What is asked | Give back exactly the lines from the one with "Emit a LaTeX" through the one with "(65,87) -- (act.north);", inclusive, without the images.

Figure scripts:
━━━━━━

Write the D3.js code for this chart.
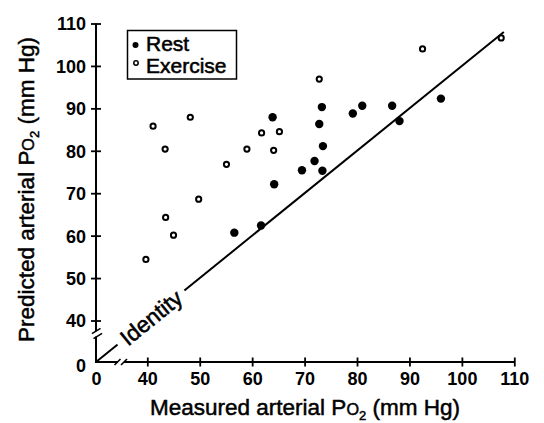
<!DOCTYPE html>
<html><head><meta charset="utf-8">
<script src="https://cdn.jsdelivr.net/npm/d3@7"></script>
<style>body{margin:0;background:#fff;} svg{display:block}</style>
</head><body>
<svg id="c" width="544" height="423"></svg>
<script>
// ---- data ----
const seriesNames = ["Rest", "Exercise"];
const restX = [56.6, 61.7, 63.9, 64.2, 69.5, 71.9, 73.4, 72.8, 73.5, 73.3, 79.2, 81.0, 86.7, 88.1, 96.0];
const restY = [60.7, 62.4, 87.9, 72.1, 75.4, 77.6, 75.3, 86.3, 81.1, 90.3, 88.8, 90.6, 90.6, 87.0, 92.3];
const exerciseX = [38.9, 41.1, 43.4, 43.5, 45.0, 48.2, 49.8, 55.1, 59.0, 61.8, 64.1, 65.2, 72.8, 92.5, 107.5];
const exerciseY = [54.4, 85.8, 80.4, 64.3, 60.1, 87.9, 68.6, 76.8, 80.4, 84.2, 80.1, 84.5, 96.9, 104.0, 106.6];
const xTicks = [0, 40, 50, 60, 70, 80, 90, 100, 110];
const yTicks = [0, 40, 50, 60, 70, 80, 90, 100, 110];
const identityRange = [0, 108];
const identityLabelAt = 40.7;

// ---- drawing ----
const svg = d3.select("#c");
const FONT = "'Liberation Sans', Arial, Helvetica, sans-serif";
const x = d3.scaleLinear().domain([0, 40, 110]).range([96, 147.3, 514.3]);
const y = d3.scaleLinear().domain([0, 40, 110]).range([362, 320.5, 23.5]);

// x axis
const gx = svg.append("g").attr("transform", `translate(0,${y(0)})`)
  .call(d3.axisBottom(x).tickValues(xTicks).tickSize(4.5).tickFormat(d3.format("d")));
gx.select(".domain").remove();
gx.selectAll(".tick line").attr("y1", -4.5).attr("y2", 4.5).attr("stroke-width", 1.8)
  .attr("display", d => d === 0 ? "none" : null);
gx.selectAll(".tick text").attr("y", 23).attr("dy", 0)
  .attr("font-family", FONT).attr("font-size", 18).attr("font-weight", "bold").attr("fill", "#000");

// y axis
const gy = svg.append("g").attr("transform", `translate(${x(0)},0)`)
  .call(d3.axisLeft(y).tickValues(yTicks).tickSize(5).tickFormat(d3.format("d")));
gy.select(".domain").remove();
gy.selectAll(".tick line").attr("x1", 5).attr("x2", -5).attr("stroke-width", 1.8)
  .attr("display", d => d === 0 ? "none" : null);
gy.selectAll(".tick text").attr("x", -10).attr("dy", "0.36em")
  .attr("font-family", FONT).attr("font-size", 18).attr("font-weight", "bold").attr("fill", "#000");
gy.selectAll(".tick").filter(d => d === 0).select("text").attr("dy", "0.5em");

// axis lines with breaks
const axisG = svg.append("g").attr("stroke", "#000").attr("stroke-width", 2).attr("fill", "none");
const x0 = x(0), y0 = y(0), y40 = y(40);
axisG.append("line").attr("x1", x0).attr("x2", x0).attr("y1", y(110)).attr("y2", y40 + 10.5);
axisG.append("line").attr("x1", x0).attr("x2", x0).attr("y1", y40 + 16).attr("y2", y0 + 1);
axisG.append("line").attr("x1", x0 - 1).attr("x2", x0 + 22).attr("y1", y0).attr("y2", y0);
axisG.append("line").attr("x1", x0 + 28).attr("x2", x(110)).attr("y1", y0).attr("y2", y0);
// break slashes
[[x0 + 0.2, y40 + 10.5], [x0 + 1.8, y40 + 15.5]].forEach(([cx, cy]) =>
  axisG.append("line").attr("x1", cx - 4.3).attr("y1", cy + 2.6).attr("x2", cx + 4.3).attr("y2", cy - 2.6).attr("stroke-width", 1.6));
[[x0 + 21.5, y0], [x0 + 28, y0]].forEach(([cx, cy]) =>
  axisG.append("line").attr("x1", cx - 3).attr("y1", cy + 3).attr("x2", cx + 3).attr("y2", cy - 3).attr("stroke-width", 1.6));

// identity line
svg.append("line")
  .attr("x1", x(identityRange[0])).attr("y1", y(identityRange[0]))
  .attr("x2", x(identityRange[1])).attr("y2", y(identityRange[1]))
  .attr("stroke", "#000").attr("stroke-width", 2);
const ang = Math.atan2(y(40) - y(108), x(108) - x(40)) * 180 / Math.PI;
const lab = svg.append("g")
  .attr("transform", `translate(${x(identityLabelAt)},${y(identityLabelAt)}) rotate(${-ang})`);
lab.append("rect").attr("x", -43).attr("y", -12).attr("width", 86).attr("height", 24).attr("fill", "#fff");
lab.append("text").attr("text-anchor", "middle").attr("dy", "0.36em")
  .attr("font-family", FONT).attr("font-size", 22.5).attr("stroke", "#000").attr("stroke-width", 0.55)
  .text("Identity");

// points
const restData = restX.map((v, i) => [v, restY[i]]);
const exData = exerciseX.map((v, i) => [v, exerciseY[i]]);
svg.append("g").selectAll("circle").data(exData).join("circle")
  .attr("cx", d => x(d[0])).attr("cy", d => y(d[1])).attr("r", 2.6)
  .attr("fill", "#fff").attr("stroke", "#000").attr("stroke-width", 2);
svg.append("g").selectAll("circle").data(restData).join("circle")
  .attr("cx", d => x(d[0])).attr("cy", d => y(d[1])).attr("r", 4.2).attr("fill", "#000");

// legend
const lg = svg.append("g");
lg.append("rect").attr("x", 127.5).attr("y", 30.5).attr("width", 109).attr("height", 48.5)
  .attr("fill", "#fff").attr("stroke", "#000").attr("stroke-width", 1.5);
lg.append("circle").attr("cx", 135.5).attr("cy", 45).attr("r", 3).attr("fill", "#000");
lg.append("circle").attr("cx", 136).attr("cy", 63).attr("r", 2.2).attr("fill", "#fff").attr("stroke", "#000").attr("stroke-width", 1.5);
lg.selectAll("text.l").data(seriesNames).join("text").attr("class", "l")
  .attr("x", 146).attr("y", (d, i) => 50.5 + i * 22)
  .attr("font-family", FONT).attr("font-size", 21).attr("stroke", "#000").attr("stroke-width", 0.55)
  .text(d => d);

// axis titles
function title(sel, pre) {
  sel.attr("font-family", FONT).attr("font-size", 22.5).attr("text-anchor", "middle")
    .attr("stroke", "#000").attr("stroke-width", 0.5);
  sel.append("tspan").text(pre + "P");
  sel.append("tspan").attr("font-size", 16.2).text("O");
  sel.append("tspan").attr("font-size", 13).attr("dy", 5).text("2");
  sel.append("tspan").attr("dy", -5).text(" (mm Hg)");
}
svg.append("text").attr("x", 305).attr("y", 414.5).call(title, "Measured arterial ");
svg.append("text").attr("transform", "translate(34,189.5) rotate(-90)").call(title, "Predicted arterial ");
</script>
</body></html>
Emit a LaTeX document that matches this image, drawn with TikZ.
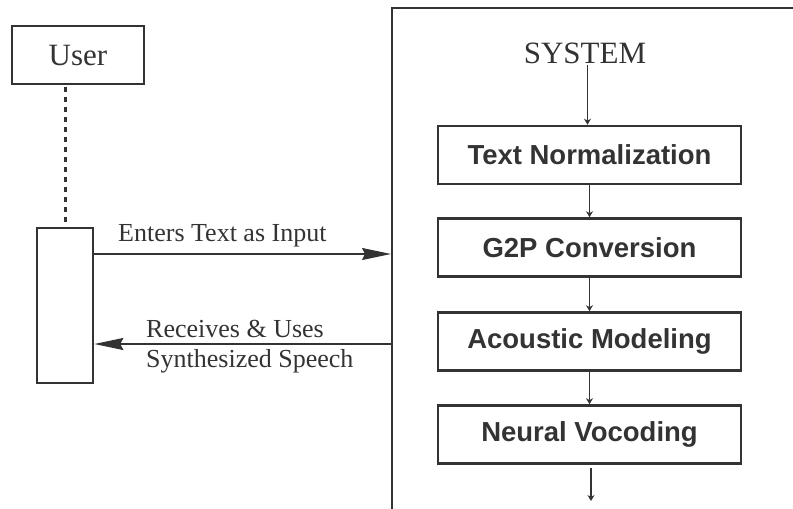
\documentclass[tikz,border=0pt]{standalone}
\usepackage{fontspec}
\setmainfont{Liberation Serif}
\newfontfamily\boxfont{Liberation Sans}
\usetikzlibrary{arrows.meta}
\definecolor{ink}{HTML}{333333}
\begin{document}
\begin{tikzpicture}[x=1pt,y=-1pt,
  every node/.style={text=ink},
  frame/.style={draw=ink,line width=2.6pt,inner sep=0pt},
  stagebox/.style={frame,minimum width=303pt,minimum height=58pt,
    font=\boxfont\bfseries\fontsize{27.5}{30}\selectfont},
  bigarrow/.style={draw=ink,line width=1.6pt,-{Stealth[length=29pt,width=12pt,inset=3pt]}},
  smallarrow/.style={draw=ink,line width=1.6pt,-{Stealth[length=6pt,width=7pt]}},
  lbl/.style={font=\fontsize{26}{28}\selectfont,inner sep=0pt}]
\useasboundingbox (0,0) rectangle (793,509);

% actor and its lifeline
\node[frame,minimum width=132pt,minimum height=58pt,font=\fontsize{31}{33}\selectfont]
  (user) at (78,55) {User};
\node[frame,minimum width=56pt,minimum height=155pt] (act) at (65,305.5) {};
\draw[ink,line width=3pt,dash pattern=on 5pt off 5pt] (65,87) -- (act.north);

% system frame (open to the right and bottom)
\coordinate (sysTL) at (392,8);
\coordinate (sysBL) at (392,509);
\coordinate (sysTR) at (793,8);
\draw[ink,line width=2.6pt] (sysTR) -- (sysTL) -- (sysBL);
\coordinate (inEnd) at (391,254);
\coordinate (outStart) at (392,344);

% messages
\draw[bigarrow] (act.east |- inEnd) -- (inEnd);
\node[lbl,anchor=base west] (inlbl) at (118,241) {Enters Text as Input};
\draw[bigarrow] (outStart) -- (act.east |- outStart);
\node[lbl,anchor=base west] (outlbl1) at (146,337) {Receives \& Uses};
\node[lbl,anchor=base west] (outlbl2) at (146,367) {Synthesized Speech};

% pipeline
\node[font=\fontsize{31}{33}\selectfont,inner sep=1pt] (sys) at (585,53) {SYSTEM};
\node[stagebox] (tn)  at (589.5,155) {Text Normalization};
\node[stagebox] (g2p) at (589.5,247.5) {G2P Conversion};
\node[stagebox] (am)  at (589.5,341.5) {Acoustic Modeling};
\node[stagebox] (nv)  at (589.5,434.5) {Neural Vocoding};
\coordinate (out) at (591,501);

\draw[smallarrow] (sys.south -| tn.north) ++(-2,0) coordinate (s1) (s1) -- (s1 |- tn.north);
\draw[smallarrow] (tn) -- (g2p);
\draw[smallarrow] (g2p) -- (am);
\draw[smallarrow] (am) -- (nv);
\draw[smallarrow,shorten <=3pt] (nv.south -| out) -- (out);
\end{tikzpicture}
\end{document}
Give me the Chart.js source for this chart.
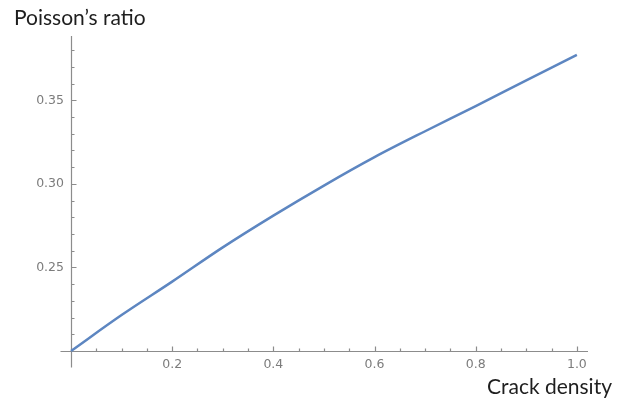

━━━━━━

Task solution |
Emit a LaTeX document that matches this image, drawn with TikZ.
\documentclass[tikz,border=0pt]{standalone}
\usepackage{fontspec}
\setmainfont{Liberation Serif}
\newfontfamily\boxfont{Liberation Sans}
\usetikzlibrary{arrows.meta}
\definecolor{ink}{HTML}{333333}
\begin{document}
\begin{tikzpicture}[x=1pt,y=-1pt,
  every node/.style={text=ink},
  frame/.style={draw=ink,line width=2.6pt,inner sep=0pt},
  stagebox/.style={frame,minimum width=303pt,minimum height=58pt,
    font=\boxfont\bfseries\fontsize{27.5}{30}\selectfont},
  bigarrow/.style={draw=ink,line width=1.6pt,-{Stealth[length=29pt,width=12pt,inset=3pt]}},
  smallarrow/.style={draw=ink,line width=1.6pt,-{Stealth[length=6pt,width=7pt]}},
  lbl/.style={font=\fontsize{26}{28}\selectfont,inner sep=0pt}]
\useasboundingbox (0,0) rectangle (793,509);

% actor and its lifeline
\node[frame,minimum width=132pt,minimum height=58pt,font=\fontsize{31}{33}\selectfont]
  (user) at (78,55) {User};
\node[frame,minimum width=56pt,minimum height=155pt] (act) at (65,305.5) {};
\draw[ink,line width=3pt,dash pattern=on 5pt off 5pt] (65,87) -- (act.north);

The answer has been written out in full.